[Dataset content]
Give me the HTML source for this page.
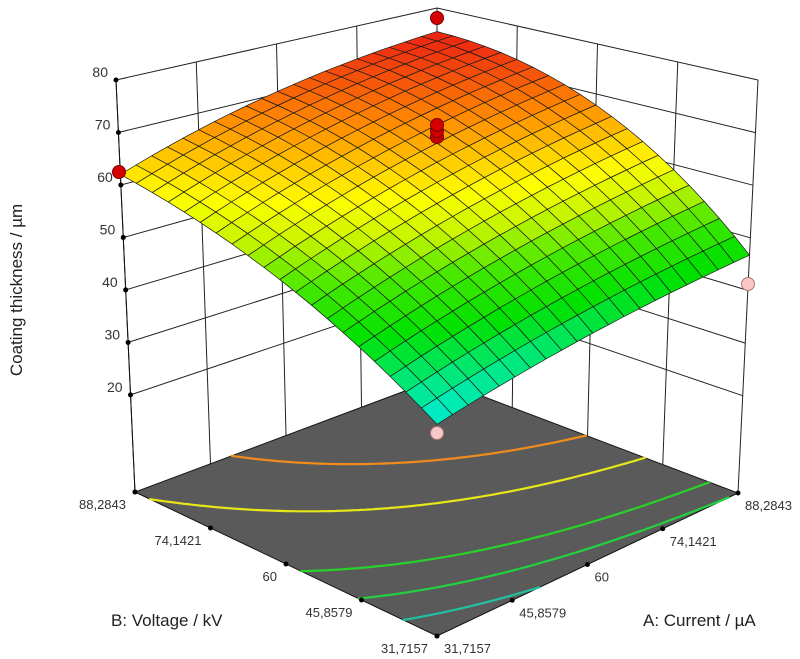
<!DOCTYPE html>
<html><head><meta charset="utf-8"><style>
html,body{margin:0;padding:0;background:#fff;}
svg{display:block;font-family:"Liberation Sans",sans-serif;}
</style></head><body>
<svg id="s" width="800" height="659" viewBox="0 0 800 659" xmlns="http://www.w3.org/2000/svg"></svg>
<script>
var S=document.getElementById('s');var NS='http://www.w3.org/2000/svg';
function el(t,a,txt){var e=document.createElementNS(NS,t);for(var k in a)e.setAttribute(k,a[k]);if(txt!=null)e.textContent=txt;S.appendChild(e);return e;}
var F=[437,636],R=[738,493],L=[135,492],K=[437,379];
var FT=[437,181],RT=[758,80],LT=[116,80],KT=[437,8];
function bl(p00,p10,p01,p11,a,b){return[(1-a)*(1-b)*p00[0]+a*(1-b)*p10[0]+(1-a)*b*p01[0]+a*b*p11[0],(1-a)*(1-b)*p00[1]+a*(1-b)*p10[1]+(1-a)*b*p01[1]+a*b*p11[1]];}
function P(a,b,z){var f=bl(F,R,L,K,a,b),t=bl(FT,RT,LT,KT,a,b),u=(z-1.5)/78.5;return[f[0]+u*(t[0]-f[0]),f[1]+u*(t[1]-f[1])];}
function fz(a,b){var f0=38+36*b-12*b*b,f1=46.7+56*b-27.7*b*b;var h=1+1*b;return (1-a)*f0+a*f1+4*h*a*(1-a);}
function pts(arr){return arr.map(function(p){return p[0].toFixed(1)+','+p[1].toFixed(1)}).join(' ');}
el('polygon',{points:pts([F,R,K,L]),fill:'#5a5a5a',stroke:'#111','stroke-width':1});
var ws={stroke:'#222','stroke-width':1,fill:'none'};
for(var z=20;z<=80;z+=10){el('polyline',Object.assign({points:pts([P(0,1,z),P(1,1,z),P(1,0,z)])},ws));}
[0,0.25,0.5,0.75].forEach(function(a){el('line',Object.assign({x1:P(a,1,1.5)[0],y1:P(a,1,1.5)[1],x2:P(a,1,80)[0],y2:P(a,1,80)[1]},ws));});
[0,0.25,0.5,0.75].forEach(function(b){el('line',Object.assign({x1:P(1,b,1.5)[0],y1:P(1,b,1.5)[1],x2:P(1,b,80)[0],y2:P(1,b,80)[1]},ws));});
el('line',Object.assign({x1:K[0],y1:K[1],x2:KT[0],y2:KT[1]},ws));
var lev=[[fz(0.32,1),'#f08c1e'],[fz(0,0.95),'#e6e619'],[fz(0,0.45),'#28d228'],[fz(0,0.26),'#22d040'],[fz(0.34,0),'#20c0a0']];
var N=90;
lev.forEach(function(L2){var v=L2[0],d='';
for(var i=0;i<N;i++)for(var j=0;j<N;j++){var a0=i/N,a1=(i+1)/N,b0=j/N,b1=(j+1)/N;
var c=[[a0,b0],[a1,b0],[a1,b1],[a0,b1]];var cv=c.map(function(q){return fz(q[0],q[1])});var cr=[];
for(var k=0;k<4;k++){var k2=(k+1)%4;if((cv[k]-v)*(cv[k2]-v)<0){var t=(v-cv[k])/(cv[k2]-cv[k]);cr.push([c[k][0]+t*(c[k2][0]-c[k][0]),c[k][1]+t*(c[k2][1]-c[k][1])]);}}
if(cr.length>=2){var p1=P(cr[0][0],cr[0][1],1.5),p2=P(cr[1][0],cr[1][1],1.5);d+='M'+p1[0].toFixed(1)+' '+p1[1].toFixed(1)+'L'+p2[0].toFixed(1)+' '+p2[1].toFixed(1);}}
el('path',{d:d,stroke:L2[1],'stroke-width':2.2,fill:'none','stroke-linecap':'round'});});
var stops=[[0,[0,235,220]],[0.12,[0,232,120]],[0.24,[0,225,0]],[0.38,[70,232,0]],[0.5,[200,245,0]],[0.6,[255,255,0]],[0.8,[255,140,0]],[1,[235,30,20]]];
function col(v){var t=(v-38)/(75.5-38);t=Math.max(0,Math.min(1,t));for(var i=1;i<stops.length;i++){if(t<=stops[i][0]){var s0=stops[i-1],s1=stops[i],u=(t-s0[0])/(s1[0]-s0[0]);return 'rgb('+[0,1,2].map(function(k){return Math.round(s0[1][k]+u*(s1[1][k]-s0[1][k]))}).join(',')+')';}}return 'rgb(235,30,20)';}
var M=20,cells=[];
for(var i=0;i<M;i++)for(var j=0;j<M;j++)cells.push([i,j]);
cells.sort(function(p,q){return (q[0]+q[1])-(p[0]+p[1]);});
var sg=document.createElementNS(NS,'g');S.appendChild(sg);
cells.forEach(function(c){var a0=c[0]/M,a1=(c[0]+1)/M,b0=c[1]/M,b1=(c[1]+1)/M;
var q=[[a0,b0],[a1,b0],[a1,b1],[a0,b1]];var pp=q.map(function(r){return P(r[0],r[1],fz(r[0],r[1]))});
var v=fz((a0+a1)/2,(b0+b1)/2);var e=document.createElementNS(NS,'polygon');e.setAttribute('points',pts(pp));e.setAttribute('fill',col(v));e.setAttribute('stroke','#1a1a1a');e.setAttribute('stroke-width','0.7');e.setAttribute('stroke-linejoin','round');sg.appendChild(e);});
el('line',{x1:L[0],y1:L[1],x2:LT[0],y2:LT[1],stroke:'#111','stroke-width':1});
for(var z=20;z<=80;z+=10){var p=P(0,1,z);el('circle',{cx:p[0],cy:p[1],r:2.5,fill:'#000'});el('text',{x:p[0]-8,y:p[1]-3,'font-size':14,fill:'#333','text-anchor':'end'},String(z));}
el('circle',{cx:L[0],cy:L[1],r:2.5,fill:'#000'});
var lab=['31,7157','45,8579','60','74,1421','88,2843'];
for(var k=0;k<5;k++){var t=k/4;var pb=P(0,t,1.5),pa=P(t,0,1.5);
el('circle',{cx:pb[0],cy:pb[1],r:2.5,fill:'#000'});el('circle',{cx:pa[0],cy:pa[1],r:2.5,fill:'#000'});
el('text',{x:pb[0]-9,y:pb[1]+17,'font-size':13,fill:'#333','text-anchor':'end'},lab[k]);
el('text',{x:pa[0]+7,y:pa[1]+17,'font-size':13,fill:'#333','text-anchor':'start'},lab[k]);}
el('text',{x:111,y:626,'font-size':17,fill:'#222'},'B: Voltage / kV');
el('text',{x:643,y:626,'font-size':17,fill:'#222'},'A: Current / µA');
el('text',{x:22,y:290,'font-size':17,fill:'#222','text-anchor':'middle',transform:'rotate(-90 22 290)'},'Coating thickness / µm');
function dot(x,y,f){el('circle',{cx:x,cy:y,r:6.5,fill:f,stroke:f=='#f8c8c8'?'#a77':'#700','stroke-width':1});}
dot(437,18,'#d40000');dot(119,172,'#d40000');
dot(437,137,'#c80000');dot(437,131,'#d40000');dot(437,125,'#d40000');
dot(748,284,'#f8c8c8');dot(437,433,'#f8c8c8');
</script>
</body></html>
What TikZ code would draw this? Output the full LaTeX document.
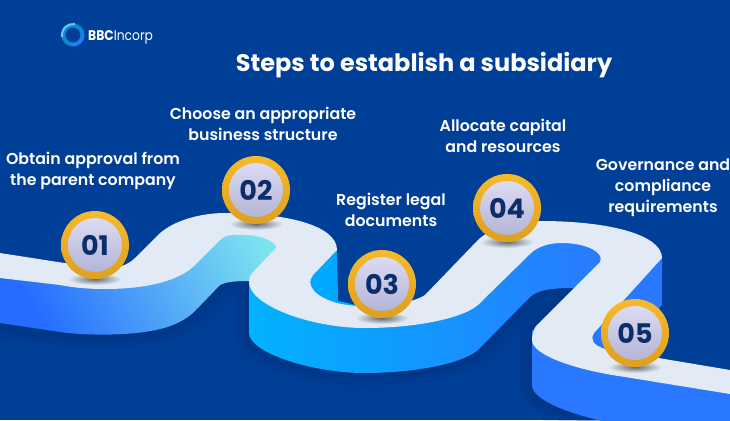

[What you need to do] Count each line above in which the string "this" appears, then state only the total.

[Output] 2